* [Problem]:
All of the data that follows should be retyped exactly, please, except the pictures.

*-*-*

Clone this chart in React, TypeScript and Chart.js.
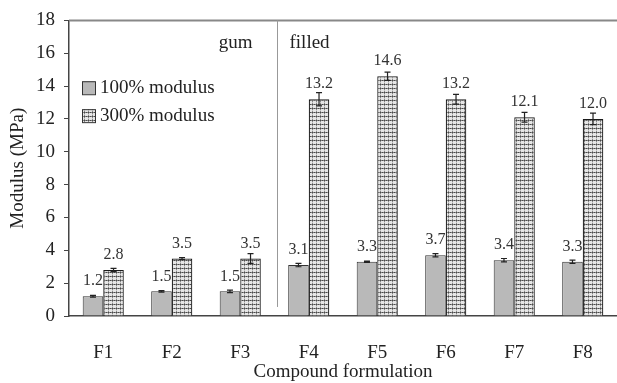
import React, { useEffect, useRef } from "react";
import { Chart, registerables } from "chart.js";

Chart.register(...registerables);

const categories = ["F1", "F2", "F3", "F4", "F5", "F6", "F7", "F8"];
const modulus100 = [1.2, 1.5, 1.5, 3.1, 3.3, 3.7, 3.4, 3.3];
const modulus300 = [2.8, 3.5, 3.5, 13.2, 14.6, 13.2, 12.1, 12.0];
const error100 = [0.05, 0.05, 0.08, 0.1, 0.04, 0.1, 0.1, 0.1];
const error300 = [0.1, 0.06, 0.3, 0.4, 0.25, 0.3, 0.3, 0.35];
const seriesLabels = ["100% modulus", "300% modulus"];
const groupLabels = ["gum", "filled"];
const yMin = 0;
const yMax = 18;
const yStep = 2;
const xTitle = "Compound formulation";
const yTitle = "Modulus (MPa)";

const FONT = '"Liberation Serif", "Times New Roman", serif';

function makePattern(): CanvasPattern | string {
  const pc = document.createElement("canvas");
  pc.width = 4;
  pc.height = 4;
  const p = pc.getContext("2d");
  if (!p) return "#bbb";
  p.fillStyle = "#e6e6e6";
  p.fillRect(0, 0, 4, 4);
  p.fillStyle = "#4a4a4a";
  p.fillRect(0, 0, 1, 1);
  p.fillRect(2, 0, 1, 1);
  p.fillStyle = "#858585";
  p.fillRect(1, 0, 1, 1);
  p.fillRect(3, 0, 1, 1);
  p.fillRect(0, 1, 1, 3);
  p.fillStyle = "#c4c4c4";
  p.fillRect(0, 2, 1, 1);
  const pat = p.createPattern(pc, "repeat");
  return pat || "#bbb";
}

export default function App() {
  const ref = useRef<HTMLCanvasElement>(null);

  useEffect(() => {
    const canvas = ref.current;
    if (!canvas) return;
    const pattern = makePattern();

    const drawLabels = (chart: any, dsIndex: number, values: number[]) => {
      const ctx = chart.ctx;
      const meta = chart.getDatasetMeta(dsIndex);
      const y = chart.scales.y;
      ctx.save();
      ctx.font = `16px ${FONT}`;
      ctx.fillStyle = "#333";
      ctx.textAlign = "center";
      ctx.textBaseline = "middle";
      values.forEach((v, i) => {
        const el = meta.data[i];
        ctx.fillText(v.toFixed(1), el.x, y.getPixelForValue(v) - 15);
      });
      ctx.restore();
    };

    const overlay = {
      id: "overlay",
      beforeDatasetsDraw(chart: any) {
        drawLabels(chart, 0, modulus100);
      },
      afterDatasetsDraw(chart: any) {
        const ctx = chart.ctx;
        const { left, right, top } = chart.chartArea;
        const xs = chart.scales.x;
        const ys = chart.scales.y;

        // error bars
        ctx.save();
        ctx.strokeStyle = "#222";
        ctx.lineWidth = 1.2;
        [
          [modulus100, error100],
          [modulus300, error300],
        ].forEach((pair, ds) => {
          const vals = pair[0];
          const errs = pair[1];
          const meta = chart.getDatasetMeta(ds);
          vals.forEach((v, i) => {
            const x = meta.data[i].x;
            const y1 = ys.getPixelForValue(v - errs[i]);
            const y2 = ys.getPixelForValue(v + errs[i]);
            ctx.beginPath();
            ctx.moveTo(x, y1);
            ctx.lineTo(x, y2);
            ctx.moveTo(x - 3, y1);
            ctx.lineTo(x + 3, y1);
            ctx.moveTo(x - 3, y2);
            ctx.lineTo(x + 3, y2);
            ctx.stroke();
          });
        });
        ctx.restore();

        drawLabels(chart, 1, modulus300);

        // top border
        ctx.save();
        ctx.strokeStyle = "#888";
        ctx.lineWidth = 2;
        ctx.beginPath();
        ctx.moveTo(left, top);
        ctx.lineTo(right, top);
        ctx.stroke();

        // divider
        const dx = Math.round(xs.getPixelForValue(2.53)) + 0.5;
        ctx.strokeStyle = "#999";
        ctx.lineWidth = 1;
        ctx.beginPath();
        ctx.moveTo(dx, top);
        ctx.lineTo(dx, ys.getPixelForValue(0.55));
        ctx.stroke();

        // group labels
        ctx.font = `19px ${FONT}`;
        ctx.fillStyle = "#222";
        ctx.textBaseline = "middle";
        const gy = ys.getPixelForValue(16.6);
        ctx.textAlign = "right";
        ctx.fillText(groupLabels[0], dx - 25, gy);
        ctx.textAlign = "left";
        ctx.fillText(groupLabels[1], dx + 12, gy);

        // legend
        const fills = ["#b9b9b9", pattern];
        [0, 1].forEach((k) => {
          const cy = ys.getPixelForValue(13.9 - k * 1.7);
          ctx.fillStyle = fills[k];
          ctx.fillRect(left + 13, cy - 6.5, 13, 13);
          ctx.strokeStyle = "#333";
          ctx.lineWidth = 1;
          ctx.strokeRect(left + 13.5, cy - 6, 13, 13);
          ctx.fillStyle = "#222";
          ctx.textAlign = "left";
          ctx.fillText(seriesLabels[k], left + 31, cy);
        });
        ctx.restore();
      },
    };

    const chart = new Chart(canvas, {
      type: "bar",
      data: {
        labels: categories,
        datasets: [
          {
            label: seriesLabels[0],
            data: modulus100,
            backgroundColor: "#b9b9b9",
            borderColor: "#333",
            borderWidth: 1,
            categoryPercentage: 0.6,
            barPercentage: 1.0,
          },
          {
            label: seriesLabels[1],
            data: modulus300,
            backgroundColor: pattern as any,
            borderColor: "#1a1a1a",
            borderWidth: 1.2,
            categoryPercentage: 0.6,
            barPercentage: 1.0,
          },
        ],
      },
      options: {
        responsive: false,
        animation: false,
        devicePixelRatio: 1,
        layout: { padding: { top: 20, right: 0, left: 0, bottom: 0 } },
        plugins: {
          legend: { display: false },
          tooltip: { enabled: false },
        },
        scales: {
          x: {
            grid: { display: false },
            border: { display: true, color: "#444", width: 1.5 },
            ticks: {
              font: { family: FONT, size: 19 },
              color: "#222",
              padding: 18,
            },
            title: {
              display: true,
              text: xTitle,
              font: { family: FONT, size: 19 },
              color: "#222",
              padding: { top: 0, bottom: 0 },
            },
            afterFit: (s: any) => {
              s.height = 67;
            },
          },
          y: {
            min: yMin,
            max: yMax,
            grid: {
              display: true,
              drawOnChartArea: false,
              drawTicks: true,
              tickLength: 5,
              color: "#444",
            },
            border: { display: true, color: "#444", width: 1.5 },
            ticks: {
              stepSize: yStep,
              font: { family: FONT, size: 19 },
              color: "#222",
              padding: 9,
            },
            title: {
              display: true,
              text: yTitle,
              font: { family: FONT, size: 19 },
              color: "#222",
              padding: { top: 7, bottom: 0 },
            },
            afterFit: (s: any) => {
              s.width = 69;
            },
          },
        },
      },
      plugins: [overlay],
    });

    return () => chart.destroy();
  }, []);

  return (
    <div style={{ position: "absolute", left: 0, top: 0, width: 617, height: 383, background: "#fff" }}>
      <canvas ref={ref} width={617} height={383} />
    </div>
  );
}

*-*-*

* [Exercise answer]:
Clone this chart in React, TypeScript and Chart.js.
import React, { useEffect, useRef } from "react";
import { Chart, registerables } from "chart.js";

Chart.register(...registerables);

const categories = ["F1", "F2", "F3", "F4", "F5", "F6", "F7", "F8"];
const modulus100 = [1.2, 1.5, 1.5, 3.1, 3.3, 3.7, 3.4, 3.3];
const modulus300 = [2.8, 3.5, 3.5, 13.2, 14.6, 13.2, 12.1, 12.0];
const error100 = [0.05, 0.05, 0.08, 0.1, 0.04, 0.1, 0.1, 0.1];
const error300 = [0.1, 0.06, 0.3, 0.4, 0.25, 0.3, 0.3, 0.35];
const seriesLabels = ["100% modulus", "300% modulus"];
const groupLabels = ["gum", "filled"];
const yMin = 0;
const yMax = 18;
const yStep = 2;
const xTitle = "Compound formulation";
const yTitle = "Modulus (MPa)";

const FONT = '"Liberation Serif", "Times New Roman", serif';

function makePattern(): CanvasPattern | string {
  const pc = document.createElement("canvas");
  pc.width = 4;
  pc.height = 4;
  const p = pc.getContext("2d");
  if (!p) return "#bbb";
  p.fillStyle = "#e6e6e6";
  p.fillRect(0, 0, 4, 4);
  p.fillStyle = "#4a4a4a";
  p.fillRect(0, 0, 1, 1);
  p.fillRect(2, 0, 1, 1);
  p.fillStyle = "#858585";
  p.fillRect(1, 0, 1, 1);
  p.fillRect(3, 0, 1, 1);
  p.fillRect(0, 1, 1, 3);
  p.fillStyle = "#c4c4c4";
  p.fillRect(0, 2, 1, 1);
  const pat = p.createPattern(pc, "repeat");
  return pat || "#bbb";
}

export default function App() {
  const ref = useRef<HTMLCanvasElement>(null);

  useEffect(() => {
    const canvas = ref.current;
    if (!canvas) return;
    const pattern = makePattern();

    const drawLabels = (chart: any, dsIndex: number, values: number[]) => {
      const ctx = chart.ctx;
      const meta = chart.getDatasetMeta(dsIndex);
      const y = chart.scales.y;
      ctx.save();
      ctx.font = `16px ${FONT}`;
      ctx.fillStyle = "#333";
      ctx.textAlign = "center";
      ctx.textBaseline = "middle";
      values.forEach((v, i) => {
        const el = meta.data[i];
        ctx.fillText(v.toFixed(1), el.x, y.getPixelForValue(v) - 15);
      });
      ctx.restore();
    };

    const overlay = {
      id: "overlay",
      beforeDatasetsDraw(chart: any) {
        drawLabels(chart, 0, modulus100);
      },
      afterDatasetsDraw(chart: any) {
        const ctx = chart.ctx;
        const { left, right, top } = chart.chartArea;
        const xs = chart.scales.x;
        const ys = chart.scales.y;

        // error bars
        ctx.save();
        ctx.strokeStyle = "#222";
        ctx.lineWidth = 1.2;
        [
          [modulus100, error100],
          [modulus300, error300],
        ].forEach((pair, ds) => {
          const vals = pair[0];
          const errs = pair[1];
          const meta = chart.getDatasetMeta(ds);
          vals.forEach((v, i) => {
            const x = meta.data[i].x;
            const y1 = ys.getPixelForValue(v - errs[i]);
            const y2 = ys.getPixelForValue(v + errs[i]);
            ctx.beginPath();
            ctx.moveTo(x, y1);
            ctx.lineTo(x, y2);
            ctx.moveTo(x - 3, y1);
            ctx.lineTo(x + 3, y1);
            ctx.moveTo(x - 3, y2);
            ctx.lineTo(x + 3, y2);
            ctx.stroke();
          });
        });
        ctx.restore();

        drawLabels(chart, 1, modulus300);

        // top border
        ctx.save();
        ctx.strokeStyle = "#888";
        ctx.lineWidth = 2;
        ctx.beginPath();
        ctx.moveTo(left, top);
        ctx.lineTo(right, top);
        ctx.stroke();

        // divider
        const dx = Math.round(xs.getPixelForValue(2.53)) + 0.5;
        ctx.strokeStyle = "#999";
        ctx.lineWidth = 1;
        ctx.beginPath();
        ctx.moveTo(dx, top);
        ctx.lineTo(dx, ys.getPixelForValue(0.55));
        ctx.stroke();

        // group labels
        ctx.font = `19px ${FONT}`;
        ctx.fillStyle = "#222";
        ctx.textBaseline = "middle";
        const gy = ys.getPixelForValue(16.6);
        ctx.textAlign = "right";
        ctx.fillText(groupLabels[0], dx - 25, gy);
        ctx.textAlign = "left";
        ctx.fillText(groupLabels[1], dx + 12, gy);

        // legend
        const fills = ["#b9b9b9", pattern];
        [0, 1].forEach((k) => {
          const cy = ys.getPixelForValue(13.9 - k * 1.7);
          ctx.fillStyle = fills[k];
          ctx.fillRect(left + 13, cy - 6.5, 13, 13);
          ctx.strokeStyle = "#333";
          ctx.lineWidth = 1;
          ctx.strokeRect(left + 13.5, cy - 6, 13, 13);
          ctx.fillStyle = "#222";
          ctx.textAlign = "left";
          ctx.fillText(seriesLabels[k], left + 31, cy);
        });
        ctx.restore();
      },
    };

    const chart = new Chart(canvas, {
      type: "bar",
      data: {
        labels: categories,
        datasets: [
          {
            label: seriesLabels[0],
            data: modulus100,
            backgroundColor: "#b9b9b9",
            borderColor: "#333",
            borderWidth: 1,
            categoryPercentage: 0.6,
            barPercentage: 1.0,
          },
          {
            label: seriesLabels[1],
            data: modulus300,
            backgroundColor: pattern as any,
            borderColor: "#1a1a1a",
            borderWidth: 1.2,
            categoryPercentage: 0.6,
            barPercentage: 1.0,
          },
        ],
      },
      options: {
        responsive: false,
        animation: false,
        devicePixelRatio: 1,
        layout: { padding: { top: 20, right: 0, left: 0, bottom: 0 } },
        plugins: {
          legend: { display: false },
          tooltip: { enabled: false },
        },
        scales: {
          x: {
            grid: { display: false },
            border: { display: true, color: "#444", width: 1.5 },
            ticks: {
              font: { family: FONT, size: 19 },
              color: "#222",
              padding: 18,
            },
            title: {
              display: true,
              text: xTitle,
              font: { family: FONT, size: 19 },
              color: "#222",
              padding: { top: 0, bottom: 0 },
            },
            afterFit: (s: any) => {
              s.height = 67;
            },
          },
          y: {
            min: yMin,
            max: yMax,
            grid: {
              display: true,
              drawOnChartArea: false,
              drawTicks: true,
              tickLength: 5,
              color: "#444",
            },
            border: { display: true, color: "#444", width: 1.5 },
            ticks: {
              stepSize: yStep,
              font: { family: FONT, size: 19 },
              color: "#222",
              padding: 9,
            },
            title: {
              display: true,
              text: yTitle,
              font: { family: FONT, size: 19 },
              color: "#222",
              padding: { top: 7, bottom: 0 },
            },
            afterFit: (s: any) => {
              s.width = 69;
            },
          },
        },
      },
      plugins: [overlay],
    });

    return () => chart.destroy();
  }, []);

  return (
    <div style={{ position: "absolute", left: 0, top: 0, width: 617, height: 383, background: "#fff" }}>
      <canvas ref={ref} width={617} height={383} />
    </div>
  );
}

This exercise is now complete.